On transposons and totipotency

Abstract

Our perception of the role of the previously considered 'selfish' or 'junk' DNA has been dramatically altered in the past 20 years or so. A large proportion of this non-coding part of mammalian genomes is repetitive in nature, classified as either satellites or transposons. While repetitive elements can be termed selfish in terms of their amplification, such events have surely been co-opted by the host, suggesting by itself a likely altruistic function for the organism at the subject of such natural selection. Indeed numerous examples of transposons regulating the functional output of the host genome have been documented. Transposons provide a powerful framework for large-scale relatively rapid concerted regulatory activities with the ability to drive evolution. Mammalian totipotency has emerged as one key stage of development in which transposon-mediated regulation of gene expression has taken centre stage in the past few years. During this period, large-scale (epigenetic) reprogramming must be accomplished in order to activate the host genome. In mice and men, one particular element murine endogenous retrovirus with leucine tRNA primer (MERVL) (and its counterpart human ERVL (HERVL)) appears to have acquired roles as a key driving force in this process. Here, I will discuss and interpret the current knowledge and its implications regarding the role of transposons, particularly of long interspersed nuclear elements (LINE-1s) and endogenous retroviruses (ERVs), in the regulation of totipotency. This article is part of a discussion meeting issue 'Crossroads between transposons and gene regulation'.
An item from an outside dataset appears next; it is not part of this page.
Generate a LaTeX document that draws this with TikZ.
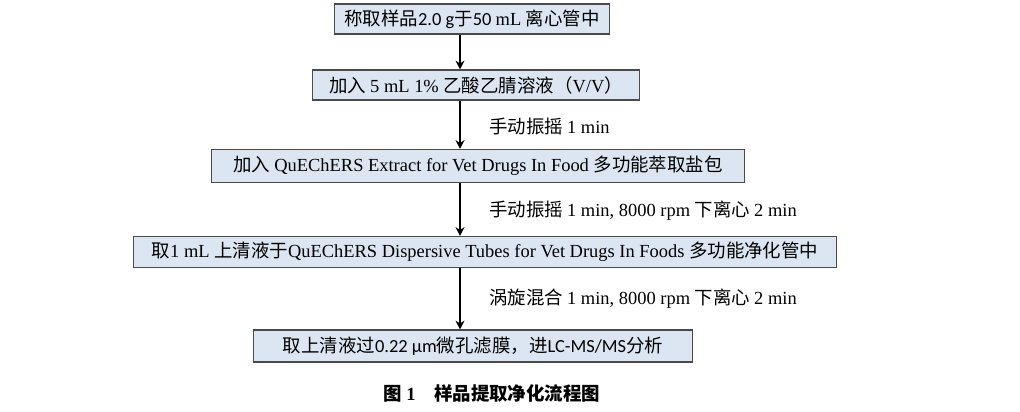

Keywords: 2-cell-like cells; LINE-1; MERVL; pluripotency; reprogramming; transposable elements.

Figure 1.

Summary of the pathways shown so far to induce 2CLC in ESC cultures. Ectopic expression of the TF Dux and Dppa2/4 as well as culturing in hypoxia conditions or with TSA, increase the 2CLC population and therefore are positive regulators (green arrow). Downregulation of CAF-1, specific chromatin modifiers and components of the splicesosome also induces 2CLC, and therefore, these are negative regulators (red arrow). 2CLC emergence involves a transient DNA hypomethylation state, and a Zscan4-positive intermediate state. Global features of 2CLC are listed on the right.

Figure 2.

Experimental approaches to investigate potential totipotency. In (a,b), typical chimera assays are shown. In (a), incorporation into 8-cell stage pre-implantation mouse embryos is done by aggregation, typically referred to as ‘morula aggregation’. In this assay, contribution to lineage is based on 3D position, but should be complemented with co-immunostaining to establish at least partial molecular identity. EGFP, enhanced green fluorescent protein; FACS, fluorescence activated cell sorting; H2B, histone H2B; NLS, nuclear localization signal. In (b), incorporation is achieved through microinjection of cells into the blastocoel of early blastocysts, followed by implantation and analysis of the conceptus, typically at embryonic day (E) 9.5. In this assay, contribution is based on expression of a fluorescent reporter in the placenta. These are difficult experiments, often hindered by the fact that the placenta is highly autofluorescent, and often it is not straightforward to distinguish between placenta and the yolk sac, which is an ICM derivative. These analyses should be accompanied by a stringent analysis through sections and molecular analysis of markers from the trophoblastic derivatives of the placenta. scRNAseq, single cell RNA sequencing. In (c), cell culture strategies are shown. In (c), as suggested by Baker and Pera [53], the ability of a single cell to give rise to stem cells from the three lineages of the mature blastocyst is depicted. XEN cells, primitive endoderm-derived stem cells; TS cells, trophoblast stem cells, derived from the trophectoderm. Molecular analysis of each of these cell types for the known relevant markers should be performed. (d) A potential design to promote self-aggregation of 2CLC, and derivation of cyst-containing structures also referred to as blastocyst-like. As in (c), a molecular analysis and exploration of lineage markers should be performed. In (e,f), nuclear transfer (NT) strategies are shown. (e) The rationale behind using somatic cell nuclear transfer as an assay to test cellular plasticity, based on the observations that nuclei derived from early embryos show a highest success in generating embryos and pups upon cloning, as opposed to pluripotent stem cells. Accordingly, 2CLC nuclei show a higher success in producing clone embryos upon NT [31]. SCNT, somatic cell nuclear transfer. In (f), the schematic of an NT experiment, including the potential outcomes and implications, is shown.